May 23, 2022

FedNow’s Upcoming Debut Prompts Questions About Expanding ACH

Author

Michael W. Kahn

Michael W. Kahn

Nacha

NASHVILLE, Tennessee—Could FedNow pave the way for more ACH settlement windows?

A major stumbling block to expanding ACH hours is that the Federal Reserve’s National Settlement Service (NSS) for interbank settlement closes at the end of the business day (on Eastern Time), as well as on weekends and holidays. But as the debut of the FedNow faster payment service moves closer, it’s prompting questions about making its functionality applicable to other Fed services, including ACH.

“It’s interesting to note that FedNow will be 24/7, somehow, within a year and a half, but NSS will not. I’m not sure how it’s all going to work, but I think if FedNow can do it, why don’t we just run all the settlement transactions on FedNow?” asked Steve Kenneally, Senior Vice President, Payments, at the American Bankers Association. 

Kenneally and Bill Sullivan, Nacha Senior Director and Group Manager, Government and Industry Relations, spoke at the Smarter Faster Payments 2022 session “Advocating and Influencing Payments Policy.” 

Sullivan said Nacha has been talking with the Fed for many years on expanding NSS hours. In fact, as far back as 2013, Nacha responded to a Fed paper by suggesting that “to support a 21st century payment system, the Federal Reserve could expand the opening hours of the National Settlement Service to support daily settlement activity with longer opening hours, ideally on a near 24x7 schedule, even on weekends and holidays.”

“We’re hoping that as everything moves faster there will be some solution and maybe even it’s a central bank digital currency (CBDC) for interbank settlements. It might help supplement —or eventually eliminate the need for—NSS,” said Sullivan. 

“Right now, 85% of all the central banks worldwide are looking at some form of CBDC. Very few have actually implemented—very, very few,” said Sullivan. 

As for the U.S., the Federal Reserve Board has said it will not advance a CBDC without legislation, and Sullivan described Congress as being “very much in a learning phase, so this is not inevitable, it’s not imminent.” But in a recent letter to the Federal Reserve Board of Governors, Nacha encouraged the Fed “to introduce any CBDC initially as a form of central bank money solely for the purpose of settling interbank payments,” noting a CBDC settlement function “could initially operate in parallel to the [NSS], the Fedwire Funds Service, and the liquidity management tool, which is currently positioned to be limited solely to participation in FedNow.”

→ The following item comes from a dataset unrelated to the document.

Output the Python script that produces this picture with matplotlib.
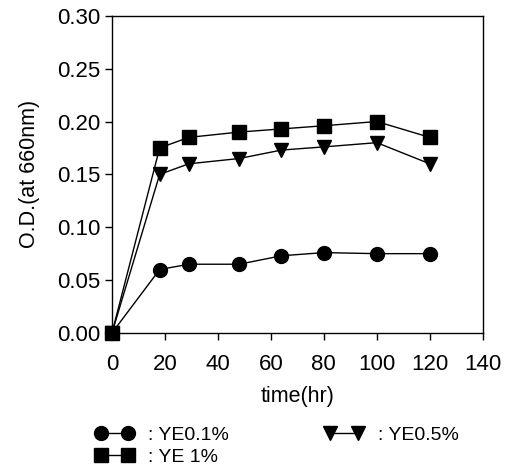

Other topics touched on during the May 3 session included the Bank On program. ABA is a strong and vocal supporter of Bank On, which Kenneally said is an effort at “standardizing low-cost bank accounts with minimal fees that can be charged—no overdraft—that banks can offer to try to get more people onboarded to use the banking system.” 

Sullivan noted that the carrot of ACH payments gave a big push.

“During the pandemic, when everything was shut down, we did see Bank On-related bank account openings increase as ACH Direct Deposits for [economic impact payments] and child tax credit payments increased. So, you can make the assumption that people were listening, and wanted to get their money faster, and didn’t want to deal with a check,” said Sullivan. 

Kenneally gave an update on the U.S. Coin Task Force, which includes ABA, the U.S. Treasury and other organizations, and was convened at the onset of the pandemic. He said about 80% of coins typically in circulation are “recycled,” meaning people received them as change and then spent them, but that’s down to about 60%. Exacerbating the issue: Federal Reserve Banks are rationing coins, leaving retailers and the banks serving them in a bind. 

“If you ordinarily asked for $10,000 a week in coins, they would only give you $3,000 a week, so you couldn’t meet Walmart’s requirements,” said Kenneally. 

Reminiscent of a World War II scrap metal drive, he’s urging Americans to go to their cookie jars, couch cushions and cupholders in search of coins.

“Go to Coinstar, or a bank, and dump your coins,” said Kenneally, “because we need them to be circulated.”